* begin *
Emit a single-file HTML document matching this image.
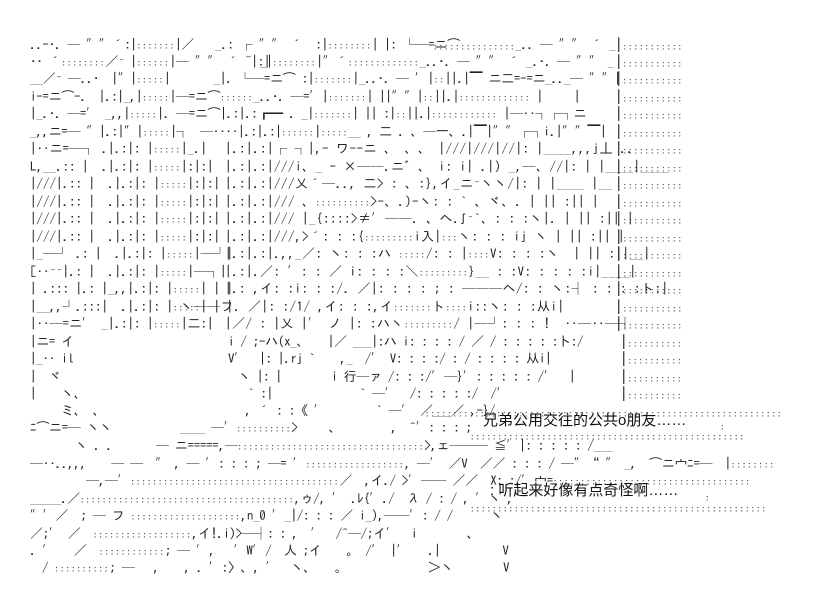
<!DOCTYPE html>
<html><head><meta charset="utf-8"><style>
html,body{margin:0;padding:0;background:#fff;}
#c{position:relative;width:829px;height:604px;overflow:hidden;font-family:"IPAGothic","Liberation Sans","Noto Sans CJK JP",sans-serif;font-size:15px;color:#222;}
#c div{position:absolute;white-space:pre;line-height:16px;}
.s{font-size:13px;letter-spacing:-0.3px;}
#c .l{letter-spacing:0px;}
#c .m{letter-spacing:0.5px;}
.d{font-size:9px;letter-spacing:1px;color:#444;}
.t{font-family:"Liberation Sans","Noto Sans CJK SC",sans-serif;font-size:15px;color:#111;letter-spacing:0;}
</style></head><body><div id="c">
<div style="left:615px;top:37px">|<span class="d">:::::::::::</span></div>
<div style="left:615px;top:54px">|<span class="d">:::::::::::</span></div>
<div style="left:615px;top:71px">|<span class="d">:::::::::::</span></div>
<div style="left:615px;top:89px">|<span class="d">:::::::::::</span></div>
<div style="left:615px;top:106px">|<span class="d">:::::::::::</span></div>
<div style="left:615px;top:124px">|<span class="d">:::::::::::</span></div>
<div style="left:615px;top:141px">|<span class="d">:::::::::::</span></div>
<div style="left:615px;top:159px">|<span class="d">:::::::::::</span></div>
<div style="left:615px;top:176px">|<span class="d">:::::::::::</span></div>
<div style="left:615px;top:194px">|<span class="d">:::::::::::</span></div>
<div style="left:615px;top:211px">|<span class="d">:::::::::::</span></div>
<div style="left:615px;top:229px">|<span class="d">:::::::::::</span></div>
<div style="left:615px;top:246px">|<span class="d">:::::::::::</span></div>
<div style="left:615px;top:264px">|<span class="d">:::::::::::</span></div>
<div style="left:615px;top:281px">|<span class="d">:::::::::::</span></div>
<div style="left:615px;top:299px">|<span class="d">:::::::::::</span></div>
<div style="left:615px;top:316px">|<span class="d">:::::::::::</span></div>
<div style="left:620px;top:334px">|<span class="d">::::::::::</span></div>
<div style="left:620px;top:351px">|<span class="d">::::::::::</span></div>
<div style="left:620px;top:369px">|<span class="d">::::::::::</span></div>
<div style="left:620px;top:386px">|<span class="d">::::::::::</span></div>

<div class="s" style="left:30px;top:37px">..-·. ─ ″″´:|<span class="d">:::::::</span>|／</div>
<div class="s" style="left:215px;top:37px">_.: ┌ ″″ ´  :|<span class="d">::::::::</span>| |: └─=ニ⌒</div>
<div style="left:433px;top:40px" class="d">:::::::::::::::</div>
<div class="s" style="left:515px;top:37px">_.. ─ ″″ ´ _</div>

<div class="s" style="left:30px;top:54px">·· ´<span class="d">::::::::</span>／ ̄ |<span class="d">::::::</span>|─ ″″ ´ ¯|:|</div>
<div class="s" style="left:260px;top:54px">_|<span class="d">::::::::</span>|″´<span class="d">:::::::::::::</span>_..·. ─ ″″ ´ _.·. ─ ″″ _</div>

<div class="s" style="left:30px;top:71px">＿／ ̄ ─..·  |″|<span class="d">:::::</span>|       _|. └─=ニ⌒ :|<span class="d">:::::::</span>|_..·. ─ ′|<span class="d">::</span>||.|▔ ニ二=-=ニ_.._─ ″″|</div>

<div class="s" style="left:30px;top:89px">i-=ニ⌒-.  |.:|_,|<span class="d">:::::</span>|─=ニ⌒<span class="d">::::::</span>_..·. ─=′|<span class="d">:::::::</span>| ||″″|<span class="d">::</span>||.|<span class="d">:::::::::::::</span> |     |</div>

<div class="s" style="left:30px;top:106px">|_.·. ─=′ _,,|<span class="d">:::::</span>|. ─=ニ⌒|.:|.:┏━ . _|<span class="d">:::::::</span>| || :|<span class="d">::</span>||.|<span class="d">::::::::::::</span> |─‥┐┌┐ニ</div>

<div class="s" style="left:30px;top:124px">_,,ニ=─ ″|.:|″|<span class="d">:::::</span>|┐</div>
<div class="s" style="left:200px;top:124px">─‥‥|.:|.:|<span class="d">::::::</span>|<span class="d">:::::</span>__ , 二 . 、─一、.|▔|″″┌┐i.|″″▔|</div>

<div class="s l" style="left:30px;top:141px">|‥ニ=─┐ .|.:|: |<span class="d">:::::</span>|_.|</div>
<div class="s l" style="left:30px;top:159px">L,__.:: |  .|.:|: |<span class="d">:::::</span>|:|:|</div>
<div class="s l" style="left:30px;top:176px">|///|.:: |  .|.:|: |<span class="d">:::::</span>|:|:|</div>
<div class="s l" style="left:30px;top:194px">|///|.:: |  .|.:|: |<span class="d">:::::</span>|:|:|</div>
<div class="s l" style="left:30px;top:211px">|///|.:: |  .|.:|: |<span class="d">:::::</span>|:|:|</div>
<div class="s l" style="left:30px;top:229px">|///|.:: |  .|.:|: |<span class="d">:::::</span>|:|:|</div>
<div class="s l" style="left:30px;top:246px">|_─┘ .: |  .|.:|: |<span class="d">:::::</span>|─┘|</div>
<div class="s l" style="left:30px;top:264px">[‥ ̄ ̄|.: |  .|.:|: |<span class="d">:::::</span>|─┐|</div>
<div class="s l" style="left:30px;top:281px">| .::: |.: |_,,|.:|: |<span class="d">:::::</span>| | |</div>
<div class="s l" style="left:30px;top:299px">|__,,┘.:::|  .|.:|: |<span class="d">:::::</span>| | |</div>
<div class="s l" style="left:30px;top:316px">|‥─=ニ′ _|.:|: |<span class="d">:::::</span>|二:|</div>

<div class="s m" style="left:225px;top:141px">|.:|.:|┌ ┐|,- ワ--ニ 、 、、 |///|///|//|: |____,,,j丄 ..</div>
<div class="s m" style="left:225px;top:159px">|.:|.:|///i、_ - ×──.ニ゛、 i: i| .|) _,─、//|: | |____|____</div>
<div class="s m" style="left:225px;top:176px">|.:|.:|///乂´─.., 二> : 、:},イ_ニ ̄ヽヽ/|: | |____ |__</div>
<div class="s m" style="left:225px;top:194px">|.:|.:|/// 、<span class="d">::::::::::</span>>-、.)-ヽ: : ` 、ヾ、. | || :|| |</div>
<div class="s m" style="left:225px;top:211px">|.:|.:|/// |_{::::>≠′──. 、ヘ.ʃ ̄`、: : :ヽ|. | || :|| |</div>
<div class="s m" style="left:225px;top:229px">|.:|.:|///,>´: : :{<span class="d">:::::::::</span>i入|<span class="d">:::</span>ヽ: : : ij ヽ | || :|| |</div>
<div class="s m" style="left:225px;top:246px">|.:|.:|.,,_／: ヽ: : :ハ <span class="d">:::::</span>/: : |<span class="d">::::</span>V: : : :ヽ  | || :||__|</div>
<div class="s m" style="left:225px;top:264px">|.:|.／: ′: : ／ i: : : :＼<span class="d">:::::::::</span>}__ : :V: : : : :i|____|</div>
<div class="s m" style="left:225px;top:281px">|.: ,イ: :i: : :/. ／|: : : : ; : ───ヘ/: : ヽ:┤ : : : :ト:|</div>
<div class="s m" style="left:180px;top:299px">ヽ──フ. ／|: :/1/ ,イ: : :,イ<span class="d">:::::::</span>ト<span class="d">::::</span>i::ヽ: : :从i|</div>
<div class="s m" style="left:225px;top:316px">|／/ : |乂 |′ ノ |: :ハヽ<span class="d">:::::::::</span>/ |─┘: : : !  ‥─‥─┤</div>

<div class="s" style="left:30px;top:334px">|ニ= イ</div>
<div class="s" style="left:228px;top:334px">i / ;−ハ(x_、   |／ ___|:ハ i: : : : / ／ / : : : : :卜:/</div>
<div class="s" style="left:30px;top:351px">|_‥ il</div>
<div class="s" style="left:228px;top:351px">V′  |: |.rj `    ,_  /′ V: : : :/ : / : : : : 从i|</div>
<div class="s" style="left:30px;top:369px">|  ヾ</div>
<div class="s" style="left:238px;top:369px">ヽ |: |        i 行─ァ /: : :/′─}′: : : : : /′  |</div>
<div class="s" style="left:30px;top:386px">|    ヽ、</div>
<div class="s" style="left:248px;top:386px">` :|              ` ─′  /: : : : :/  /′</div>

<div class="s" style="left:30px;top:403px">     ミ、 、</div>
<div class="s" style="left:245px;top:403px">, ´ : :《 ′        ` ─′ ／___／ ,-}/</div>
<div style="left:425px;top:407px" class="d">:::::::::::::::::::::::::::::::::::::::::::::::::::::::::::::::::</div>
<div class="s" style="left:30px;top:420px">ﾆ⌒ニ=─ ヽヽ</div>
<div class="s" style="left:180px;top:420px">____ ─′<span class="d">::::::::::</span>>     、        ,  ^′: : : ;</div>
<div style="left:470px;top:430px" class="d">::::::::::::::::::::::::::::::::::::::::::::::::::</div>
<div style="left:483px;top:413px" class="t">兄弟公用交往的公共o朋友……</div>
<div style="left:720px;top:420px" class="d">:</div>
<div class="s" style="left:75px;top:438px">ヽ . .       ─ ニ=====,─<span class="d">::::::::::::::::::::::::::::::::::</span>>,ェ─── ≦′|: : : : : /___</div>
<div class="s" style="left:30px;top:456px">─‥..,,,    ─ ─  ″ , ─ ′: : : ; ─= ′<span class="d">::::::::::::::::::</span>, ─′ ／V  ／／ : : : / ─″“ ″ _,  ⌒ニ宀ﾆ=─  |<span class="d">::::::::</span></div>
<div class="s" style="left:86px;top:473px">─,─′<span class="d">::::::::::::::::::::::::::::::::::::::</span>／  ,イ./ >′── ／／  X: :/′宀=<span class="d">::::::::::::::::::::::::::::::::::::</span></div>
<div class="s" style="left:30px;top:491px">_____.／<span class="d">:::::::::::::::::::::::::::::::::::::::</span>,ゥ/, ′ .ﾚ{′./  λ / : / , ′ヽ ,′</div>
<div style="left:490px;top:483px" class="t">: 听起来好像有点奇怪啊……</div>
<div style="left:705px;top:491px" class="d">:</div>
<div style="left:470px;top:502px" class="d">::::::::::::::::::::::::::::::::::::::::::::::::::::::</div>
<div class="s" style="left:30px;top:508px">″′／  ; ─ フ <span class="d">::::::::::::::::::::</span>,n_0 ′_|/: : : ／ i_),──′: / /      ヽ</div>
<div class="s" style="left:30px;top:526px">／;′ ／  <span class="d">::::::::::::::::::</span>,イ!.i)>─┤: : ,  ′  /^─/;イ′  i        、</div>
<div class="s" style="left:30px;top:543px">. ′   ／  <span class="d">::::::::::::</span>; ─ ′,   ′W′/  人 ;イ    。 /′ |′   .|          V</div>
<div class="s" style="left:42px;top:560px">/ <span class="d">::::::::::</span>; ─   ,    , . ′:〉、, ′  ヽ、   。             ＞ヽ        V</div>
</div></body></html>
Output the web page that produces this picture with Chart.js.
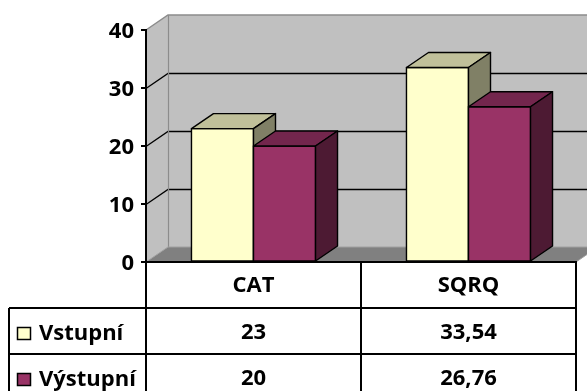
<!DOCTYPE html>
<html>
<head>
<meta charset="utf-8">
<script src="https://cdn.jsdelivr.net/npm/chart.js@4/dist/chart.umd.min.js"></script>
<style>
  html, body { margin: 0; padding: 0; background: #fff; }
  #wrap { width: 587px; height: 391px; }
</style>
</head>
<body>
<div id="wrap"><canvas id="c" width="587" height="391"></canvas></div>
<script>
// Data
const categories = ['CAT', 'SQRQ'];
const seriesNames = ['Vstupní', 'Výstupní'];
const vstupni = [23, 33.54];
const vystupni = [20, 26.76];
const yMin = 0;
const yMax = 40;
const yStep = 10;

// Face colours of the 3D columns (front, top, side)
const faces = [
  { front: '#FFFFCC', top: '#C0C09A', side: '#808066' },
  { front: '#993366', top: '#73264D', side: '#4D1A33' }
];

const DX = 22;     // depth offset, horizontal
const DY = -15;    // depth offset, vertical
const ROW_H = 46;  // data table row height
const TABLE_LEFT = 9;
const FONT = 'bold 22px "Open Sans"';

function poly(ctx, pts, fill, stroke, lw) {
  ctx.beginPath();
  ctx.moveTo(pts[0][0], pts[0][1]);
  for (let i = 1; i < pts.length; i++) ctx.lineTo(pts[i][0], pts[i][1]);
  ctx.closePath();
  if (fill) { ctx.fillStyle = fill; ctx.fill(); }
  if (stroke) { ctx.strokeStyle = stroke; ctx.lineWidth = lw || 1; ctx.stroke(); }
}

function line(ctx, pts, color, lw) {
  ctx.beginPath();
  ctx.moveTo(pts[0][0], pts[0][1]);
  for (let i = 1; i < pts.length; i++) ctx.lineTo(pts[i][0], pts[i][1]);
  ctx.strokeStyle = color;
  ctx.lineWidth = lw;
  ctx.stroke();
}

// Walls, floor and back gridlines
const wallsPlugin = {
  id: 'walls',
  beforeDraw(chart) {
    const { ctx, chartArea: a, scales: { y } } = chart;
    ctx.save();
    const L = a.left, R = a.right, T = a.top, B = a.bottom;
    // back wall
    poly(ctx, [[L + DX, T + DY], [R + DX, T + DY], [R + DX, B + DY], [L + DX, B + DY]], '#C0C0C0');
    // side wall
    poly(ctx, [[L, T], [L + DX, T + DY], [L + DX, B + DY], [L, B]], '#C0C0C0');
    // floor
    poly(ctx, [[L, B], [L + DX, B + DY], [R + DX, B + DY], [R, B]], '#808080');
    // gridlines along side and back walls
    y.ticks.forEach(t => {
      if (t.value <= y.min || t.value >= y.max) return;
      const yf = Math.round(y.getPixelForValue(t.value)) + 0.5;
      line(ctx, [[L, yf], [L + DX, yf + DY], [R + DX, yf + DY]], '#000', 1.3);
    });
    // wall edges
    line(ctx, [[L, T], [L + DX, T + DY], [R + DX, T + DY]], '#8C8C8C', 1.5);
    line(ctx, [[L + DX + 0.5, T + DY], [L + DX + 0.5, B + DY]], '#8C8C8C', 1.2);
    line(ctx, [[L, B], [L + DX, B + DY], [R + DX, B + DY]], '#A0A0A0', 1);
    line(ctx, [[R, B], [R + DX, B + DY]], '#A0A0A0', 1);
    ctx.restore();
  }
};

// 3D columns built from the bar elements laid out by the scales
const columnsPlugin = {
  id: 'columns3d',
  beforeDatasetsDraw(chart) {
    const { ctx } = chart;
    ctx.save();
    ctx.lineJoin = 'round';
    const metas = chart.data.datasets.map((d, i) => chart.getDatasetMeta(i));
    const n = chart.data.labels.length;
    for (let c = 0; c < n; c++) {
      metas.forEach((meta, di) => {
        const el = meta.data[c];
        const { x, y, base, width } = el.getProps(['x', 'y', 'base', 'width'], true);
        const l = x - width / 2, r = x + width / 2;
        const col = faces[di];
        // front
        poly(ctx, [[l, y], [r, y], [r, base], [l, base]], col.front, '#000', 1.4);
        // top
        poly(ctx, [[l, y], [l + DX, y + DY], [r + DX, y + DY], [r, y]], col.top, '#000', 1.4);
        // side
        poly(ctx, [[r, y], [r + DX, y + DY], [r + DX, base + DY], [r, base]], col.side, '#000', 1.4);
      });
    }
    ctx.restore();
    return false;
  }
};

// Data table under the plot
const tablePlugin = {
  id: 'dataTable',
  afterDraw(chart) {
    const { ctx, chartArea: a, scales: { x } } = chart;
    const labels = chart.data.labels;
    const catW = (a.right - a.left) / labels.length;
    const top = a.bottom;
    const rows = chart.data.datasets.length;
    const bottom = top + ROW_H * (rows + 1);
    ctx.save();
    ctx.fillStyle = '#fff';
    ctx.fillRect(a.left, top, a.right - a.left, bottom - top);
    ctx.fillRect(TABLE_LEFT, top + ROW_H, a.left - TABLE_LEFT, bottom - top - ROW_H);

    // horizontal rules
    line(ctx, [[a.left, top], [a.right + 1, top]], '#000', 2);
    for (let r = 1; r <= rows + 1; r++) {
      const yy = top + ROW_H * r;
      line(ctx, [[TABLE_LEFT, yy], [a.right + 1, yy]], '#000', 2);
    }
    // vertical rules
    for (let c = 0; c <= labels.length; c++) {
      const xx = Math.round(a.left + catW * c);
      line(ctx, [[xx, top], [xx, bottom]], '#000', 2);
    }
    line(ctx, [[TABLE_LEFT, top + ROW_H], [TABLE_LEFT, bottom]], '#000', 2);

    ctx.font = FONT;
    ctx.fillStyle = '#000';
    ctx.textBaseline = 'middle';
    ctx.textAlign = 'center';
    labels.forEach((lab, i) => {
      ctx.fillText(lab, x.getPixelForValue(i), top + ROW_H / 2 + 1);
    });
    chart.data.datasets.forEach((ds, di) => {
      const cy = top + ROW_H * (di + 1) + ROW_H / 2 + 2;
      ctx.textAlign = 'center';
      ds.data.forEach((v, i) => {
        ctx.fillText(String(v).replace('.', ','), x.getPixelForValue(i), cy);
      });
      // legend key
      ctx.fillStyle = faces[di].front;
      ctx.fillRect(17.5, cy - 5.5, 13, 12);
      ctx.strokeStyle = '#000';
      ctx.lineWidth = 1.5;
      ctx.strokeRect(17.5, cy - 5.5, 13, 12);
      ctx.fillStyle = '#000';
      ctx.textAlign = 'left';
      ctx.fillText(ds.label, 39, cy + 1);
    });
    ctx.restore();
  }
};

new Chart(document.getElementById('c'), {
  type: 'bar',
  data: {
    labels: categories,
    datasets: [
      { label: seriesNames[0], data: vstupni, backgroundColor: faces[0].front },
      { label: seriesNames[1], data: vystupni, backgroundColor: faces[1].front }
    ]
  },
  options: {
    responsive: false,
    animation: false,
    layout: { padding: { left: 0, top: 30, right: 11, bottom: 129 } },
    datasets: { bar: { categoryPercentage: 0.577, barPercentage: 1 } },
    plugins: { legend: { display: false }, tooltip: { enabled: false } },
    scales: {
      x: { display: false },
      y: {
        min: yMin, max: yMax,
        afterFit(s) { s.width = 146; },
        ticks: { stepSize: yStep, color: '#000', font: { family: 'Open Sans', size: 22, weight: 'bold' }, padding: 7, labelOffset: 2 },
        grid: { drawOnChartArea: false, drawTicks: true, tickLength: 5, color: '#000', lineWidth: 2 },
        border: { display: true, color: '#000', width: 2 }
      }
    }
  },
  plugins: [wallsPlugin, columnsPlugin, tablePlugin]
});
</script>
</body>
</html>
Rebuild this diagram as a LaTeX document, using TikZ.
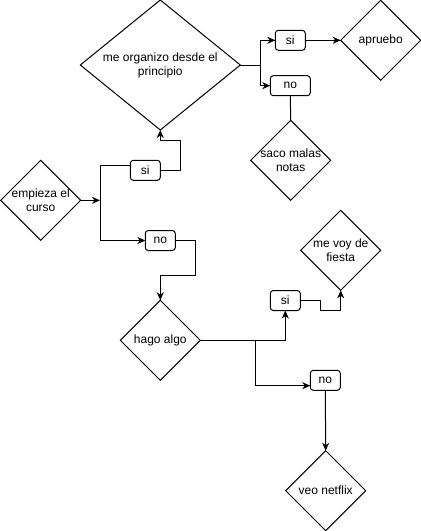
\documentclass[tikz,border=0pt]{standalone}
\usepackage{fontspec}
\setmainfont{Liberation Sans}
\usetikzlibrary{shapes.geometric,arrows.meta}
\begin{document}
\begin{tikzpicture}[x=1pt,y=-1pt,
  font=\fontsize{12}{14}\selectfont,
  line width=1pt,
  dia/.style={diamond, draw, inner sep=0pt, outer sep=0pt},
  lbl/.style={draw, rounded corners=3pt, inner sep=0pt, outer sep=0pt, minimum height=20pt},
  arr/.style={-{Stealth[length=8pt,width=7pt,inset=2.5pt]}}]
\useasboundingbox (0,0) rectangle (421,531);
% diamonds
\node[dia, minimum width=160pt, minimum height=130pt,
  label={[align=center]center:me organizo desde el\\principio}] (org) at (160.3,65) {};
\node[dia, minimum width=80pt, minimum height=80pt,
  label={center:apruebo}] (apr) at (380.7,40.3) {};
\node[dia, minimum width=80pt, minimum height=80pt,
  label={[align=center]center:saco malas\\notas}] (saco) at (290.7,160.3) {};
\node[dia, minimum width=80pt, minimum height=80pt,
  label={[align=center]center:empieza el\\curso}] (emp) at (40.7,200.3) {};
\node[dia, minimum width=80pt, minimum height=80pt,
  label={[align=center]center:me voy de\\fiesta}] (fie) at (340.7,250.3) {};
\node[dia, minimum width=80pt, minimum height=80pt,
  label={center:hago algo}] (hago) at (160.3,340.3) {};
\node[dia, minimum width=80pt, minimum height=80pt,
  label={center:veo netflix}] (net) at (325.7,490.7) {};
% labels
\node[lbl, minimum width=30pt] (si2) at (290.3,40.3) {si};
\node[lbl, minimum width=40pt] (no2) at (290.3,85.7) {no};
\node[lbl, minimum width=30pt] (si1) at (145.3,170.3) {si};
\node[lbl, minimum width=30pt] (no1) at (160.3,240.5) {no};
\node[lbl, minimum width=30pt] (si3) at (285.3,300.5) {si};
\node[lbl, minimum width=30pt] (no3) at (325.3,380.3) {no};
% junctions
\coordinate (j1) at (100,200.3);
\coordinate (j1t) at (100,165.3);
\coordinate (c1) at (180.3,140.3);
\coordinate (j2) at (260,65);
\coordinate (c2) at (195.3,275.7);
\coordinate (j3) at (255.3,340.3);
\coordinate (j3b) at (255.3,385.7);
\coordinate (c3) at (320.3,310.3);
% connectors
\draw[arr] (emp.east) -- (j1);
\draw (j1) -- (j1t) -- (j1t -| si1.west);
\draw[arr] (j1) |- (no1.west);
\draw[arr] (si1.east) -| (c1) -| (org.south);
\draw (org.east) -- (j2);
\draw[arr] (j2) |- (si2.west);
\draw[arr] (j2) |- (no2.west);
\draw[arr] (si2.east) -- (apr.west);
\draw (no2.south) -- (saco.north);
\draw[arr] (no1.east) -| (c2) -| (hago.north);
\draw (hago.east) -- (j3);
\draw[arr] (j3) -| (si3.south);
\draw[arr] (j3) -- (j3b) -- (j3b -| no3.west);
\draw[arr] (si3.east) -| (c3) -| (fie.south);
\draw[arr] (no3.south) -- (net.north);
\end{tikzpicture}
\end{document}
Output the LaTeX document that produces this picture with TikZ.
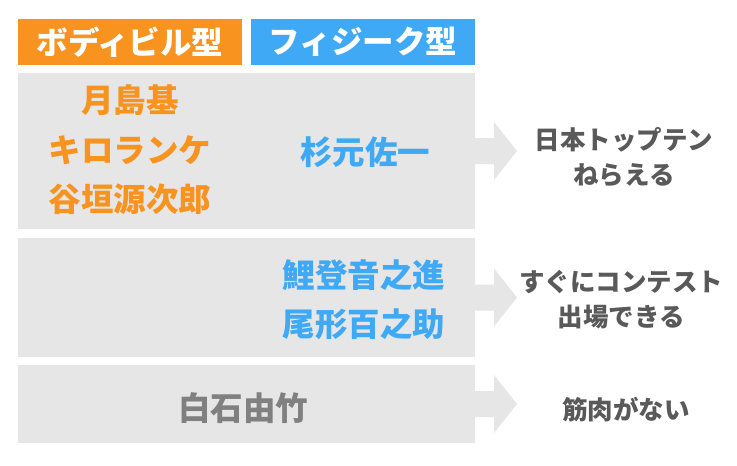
* end *
» Problem to work on
Each line in the entries above that includes the string "LaTeX" should be extracted.

» Response to this task
Rebuild this diagram as a LaTeX document, using TikZ.
Output the LaTeX document that produces this picture with TikZ.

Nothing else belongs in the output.